XXIV DOM. T.O.
Oggi Gesù insiste con noi. Ci ripete più volte e in maniera diversa la
stessa cosa. Evidentemente Gli preme che comprendiamo bene: tu e io siamo
importanti
e lo siamo in maniera tale che, se per qualche ragione ci
perdessimo, non esiterebbe a cercarci instancabilmente lasciando da parte tutto
il resto. Tutto ciò è ben diverso da ciò che a volte pensiamo; dall’idea che, a
causa degli sbagli e dei peccati nei quali incappiamo, diventiamo indegni di
accostarci a Dio. Egli ci dice il contrario: proprio quando diventiamo indegni
Egli fa di tutto per curarci e guarirci. Il peccato allontana noi da Lui, ma
non Lui da noi.
Noi non siamo una massa indistinta; non siamo un numero attaccato a un
letto di ospedale o in fila all’ufficio postale: noi siamo unici davanti a Lui,
il nostro nome è scritto “sulle palme delle Sue mani” (Is 55), i capelli del
nostro capo sono tutti contati (Lc 12,7) e le nostre lacrime sono raccolte nel
Suo otre (Salmo 55,9).
Come è diversa la Buona Notizia di Gesù dall’illusione marxista, dove a contare non è il singolo ma la
società e la classe di appartenenza; dove l’individuo è un ingranaggio che,
quando non serve più o è di ostacolo alla realizzazione del paradiso terrestre,
deve solo essere eliminata o messa in condizione di non nuocere.
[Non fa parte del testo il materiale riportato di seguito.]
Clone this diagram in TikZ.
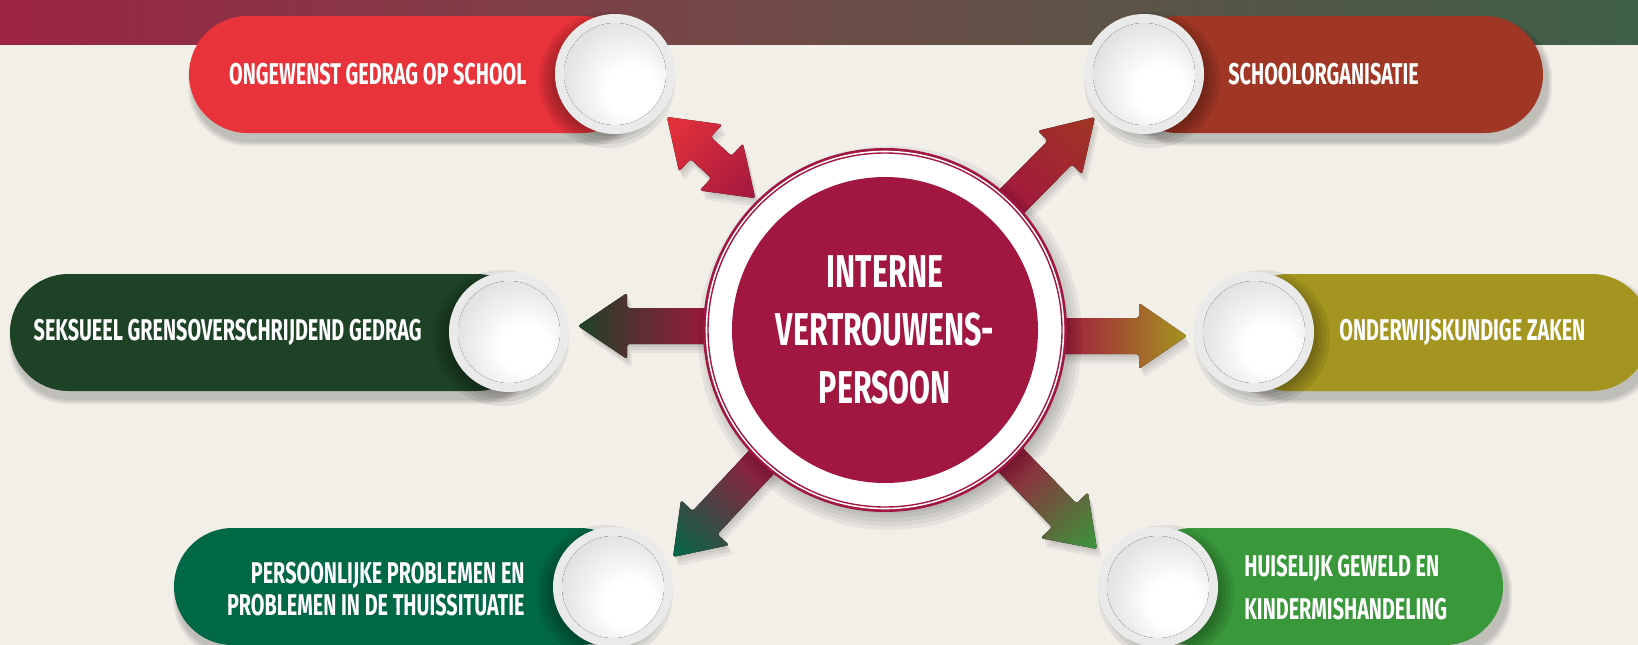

Come è diverso dal verbo capitalista dove
tutti siamo trasformati in consumatori da convincere e da usare per produrre
ricchezza per pochi e bisogni fasulli per tutti.
L’illusione marxista ha mostrato storicamente la sua inadeguatezza e
disumanità, mentre nel capitalismo siamo ancora immersi fino al collo, perché sa incantarci con un benessere, che ci riempie
la pancia e gli occhi, ma ci lascia il cuore vuoto; che ci fa avere migliaia di
amici su Facebook, ma che ci lascia completamente soli.
Cristo continua a essere l’unica risposta vera per l’uomo che voglia
essere tale. Gesù è l’unica via di umanizzazione piena.
Gesù ci dice un’altra cosa straordinaria: “Anche se compi cose
sbagliate, per me tu non sei ciò che fai”. Dio ci dice che possiamo cambiare ed
Egli non ci incatena ai nostri errori e peccati, se noi ci lasciamo liberare. A
Dio non interessa ciò che siamo stati, ciò che abbiamo fatto, se oggi siamo
diversi. Se così non fosse il mondo sarebbe un inferno, perché nessuno avrebbe
possibilità di redenzione. Non c’è azione che davanti a Dio non meriti perdono,
se è chiesto e cercato.
L’amore per ognuno di noi non è banalizzazione del peccato: Dio non
vuole avere a che fare in nessun modo con il peccato. Gesù l’ha detto
chiaramente, il figlio minore della parabola era “morto”. Il peccato non è
qualcosa di indifferente, una realtà irrilevante nella vita, ma un virus che
può diventare mortale; non solo nel senso dell’inferno al quale potremmo essere
destinati alla fine della storia, ma già ora, rendendo la nostra esistenza oscura.
Eppure anche da quella morte, Dio può farci risorgere. Dio però ha bisogno di
mani per toccare chi è diventato intoccabile, di cuori che sanno fare spazio
dentro di sé, di occhi capaci di guardare con compassione, di piedi disposti a
camminare in ricerca di chi è perduto.
Oggi ci dice, non solo ciò che Lui fa per noi, ma anche ciò che vuole
che facciamo per gli altri. Queste tre incantevoli parabole non sono altro che
un’immagine di come Dio vuole le comunità umane: la famiglia, le fraternità
religiose, le comunità ecclesiali (Parrocchia, gruppi vari ecc …). Le persone
redente sono quelle che sanno meglio rimediare, come è possibile al male fatto;
perché sono cellule sane reinserite nell’organismo dell’umanità.
E’ bellissimo vedere il Padre che fa sapere a tutti la gioia per il
ritorno del figlio disgraziato, non si vergogna di lui, ma lo ama come non ha
mai cessato di amarlo.
Queste parole ci consolano, perché anche noi siamo sempre a rischio di
andarcene lontani, anche se in maniera più raffinata e meno appariscente, ma
anche ci impegnano. Questa è la Chiesa che Dio Padre vuole; una Chiesa capace
di guarire e accogliere. Non c’è niente di più lontano da Essa la pretesa di
una Chiesa che asseconda il male che si annida in noi e che deve essere
comprensiva a connivente con esso. La Chiesa cura, non aiuta a morire.